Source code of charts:
######

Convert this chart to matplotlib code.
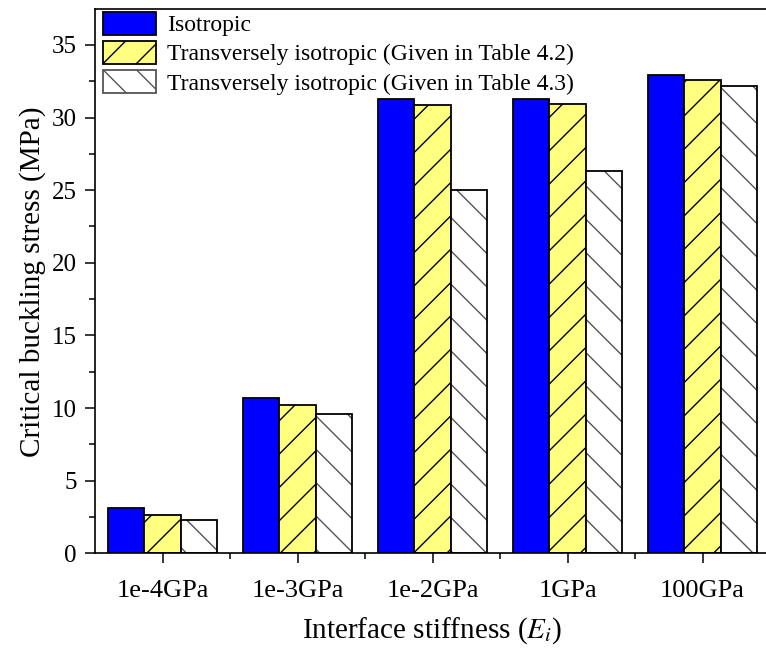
import matplotlib
matplotlib.use('Agg')
import matplotlib.pyplot as plt
from matplotlib.ticker import MultipleLocator, FixedLocator
import numpy as np

# datos
categorias = ['1e-4GPa', '1e-3GPa', '1e-2GPa', '1GPa', '100GPa']
isotropic = [3.14, 10.7, 31.25, 31.3, 32.9]
trans_42 = [2.66, 10.22, 30.88, 30.92, 32.6]
trans_43 = [2.3, 9.6, 25.0, 26.3, 32.15]
etiquetas = ['Isotropic',
             'Transversely isotropic (Given in Table 4.2)',
             'Transversely isotropic (Given in Table 4.3)']

plt.rcParams['font.family'] = ['Liberation Serif', 'DejaVu Serif']
plt.rcParams['mathtext.fontset'] = 'stix'
plt.rcParams['hatch.linewidth'] = 1.0

fig = plt.figure(figsize=(7.66, 6.52), dpi=100)
ax = fig.add_axes([95 / 766, (652 - 553.3) / 652, 675 / 766, 544 / 652])

x = np.arange(len(categorias))
w = 0.267

ax.bar(x - w, isotropic, w, color='#0000ff', edgecolor='black', linewidth=1.3,
       label=etiquetas[0], zorder=2)
ax.bar(x, trans_42, w, color='#ffff80', edgecolor='black', linewidth=1.3,
       hatch='/', label=etiquetas[1], zorder=2)
# hatch gris con borde negro
ax.bar(x + w, trans_43, w, color='white', edgecolor='#555555', linewidth=0,
       hatch='\\', zorder=2)
ax.bar(x + w, trans_43, w, fill=False, edgecolor='black', linewidth=1.3, zorder=3)
# entrada de leyenda para la tercera serie
ax.bar([0], [0], 0, color='white', edgecolor='#555555', hatch='\\',
       linewidth=1.3, label=etiquetas[2])

ax.set_xlim(-0.5, 4.5)
ax.set_ylim(0, 37.45)
ax.set_xticks(x)
ax.set_xticklabels(categorias)
ax.xaxis.set_minor_locator(FixedLocator(x[:-1] + 0.5))
ax.yaxis.set_major_locator(MultipleLocator(5))
ax.yaxis.set_minor_locator(MultipleLocator(2.5))

ax.tick_params(which='major', direction='out', length=7, width=1.1, pad=6)
ax.tick_params(axis='y', which='major', labelsize=18)
ax.tick_params(axis='x', which='major', labelsize=19, pad=12)
ax.tick_params(which='minor', direction='out', length=4, width=1.1)
for s in ax.spines.values():
    s.set_linewidth(1.2)

ax.set_xlabel(r'Interface stiffness ($E_i$)', fontsize=21, labelpad=10)
ax.set_ylabel('Critical buckling stress (MPa)', fontsize=21, labelpad=4)

ax.legend(loc='upper left', bbox_to_anchor=(0.012, 0.995), frameon=False,
          fontsize=17, handlelength=2.25, handleheight=1.1, labelspacing=0.2,
          borderpad=0, borderaxespad=0, handletextpad=0.45)

fig.savefig('out.png', dpi=100)
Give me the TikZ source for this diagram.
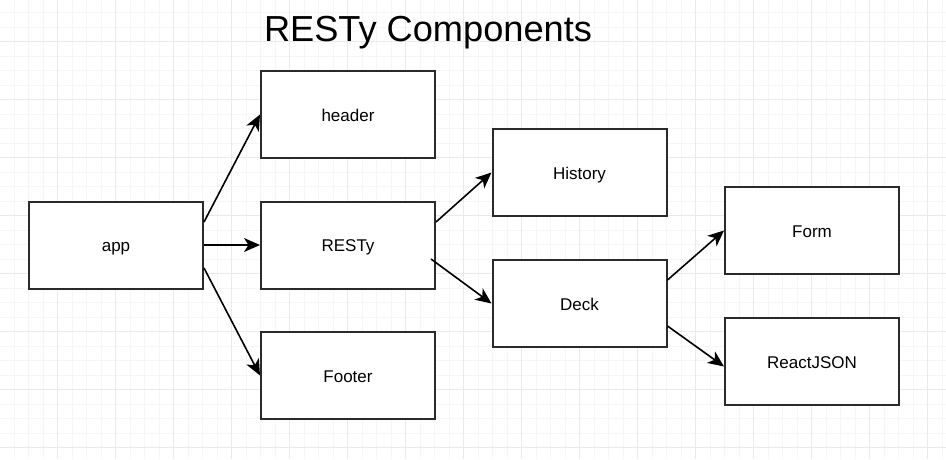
\documentclass[tikz,border=0pt]{standalone}
\usepackage{fontspec}
\setmainfont{Liberation Sans}
\usetikzlibrary{arrows.meta}
\definecolor{gridminor}{HTML}{F6F6F6}
\definecolor{gridmajor}{HTML}{EAEAEA}
\definecolor{boxline}{HTML}{2A2A2A}
\tikzset{
  comp/.style={draw=boxline, line width=2pt, fill=white, minimum width=174pt, minimum height=87pt, inner sep=0pt, text height=13.4pt, text depth=0pt, font=\fontsize{17}{20}\selectfont},
  link/.style={draw=black, line width=1.6pt, -{Stealth[length=16pt,width=14pt,inset=4.5pt]}}
}
\begin{document}
\begin{tikzpicture}[x=1pt,y=-1pt]
\useasboundingbox[fill=white] (0,0) rectangle (946,459);
% grid
\foreach \k in {0,...,66}{
  \pgfmathsetmacro{\gx}{-0.5+14.5*\k}
  \draw[gridminor, line width=0.7pt] (\gx,0) -- (\gx,459);
}
\foreach \k in {0,...,33}{
  \pgfmathsetmacro{\gy}{-2+14.5*\k}
  \draw[gridminor, line width=0.7pt] (0,\gy) -- (946,\gy);
}
\foreach \k in {0,...,16}{
  \pgfmathsetmacro{\gx}{-0.5+58*\k}
  \draw[gridmajor, line width=0.8pt] (\gx,0) -- (\gx,459);
}
\foreach \k in {0,...,8}{
  \pgfmathsetmacro{\gy}{-16.5+58*\k}
  \draw[gridmajor, line width=0.8pt] (0,\gy) -- (946,\gy);
}
% title
\node[font=\fontsize{36.2}{42}\selectfont, anchor=base, inner sep=0pt] (title) at (428,41) {RESTy Components};
% boxes
\node[comp] (app) at (116,245) {app};
\node[comp] (header) at (348,114.5) {header};
\node[comp] (resty) at (348,245) {RESTy};
\node[comp] (footer) at (348,375.5) {Footer};
\node[comp] (history) at (579.5,172.5) {History};
\node[comp] (deck) at (579.5,303.5) {Deck};
\node[comp] (form) at (812,230.5) {Form};
\node[comp] (react) at (812,361.5) {ReactJSON};
% connectors
\draw[link] ([yshift=23pt]app.east) -- (header.west);
\draw[link] (app.east) -- (resty.west);
\draw[link] ([yshift=-23pt]app.east) -- (footer.west);
\draw[link] ([yshift=23pt]resty.east) -- (history.west);
\draw[link] ([xshift=-5pt,yshift=-14pt]resty.east) -- (deck.west);
\draw[link] ([yshift=23.5pt]deck.east) -- (form.west);
\draw[link] ([yshift=-22.5pt]deck.east) -- ([yshift=-5pt]react.west);
\end{tikzpicture}
\end{document}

######

* _WHAT THE EXERCISE ASKS_:
Set down the records above word for word, from the first line through the line containing "import numpy as np", both included; leave out the pictures.

* _SOLUTION TO THIS EXERCISE_:
Convert this chart to matplotlib code.
import matplotlib
matplotlib.use('Agg')
import matplotlib.pyplot as plt
from matplotlib.ticker import MultipleLocator, FixedLocator
import numpy as np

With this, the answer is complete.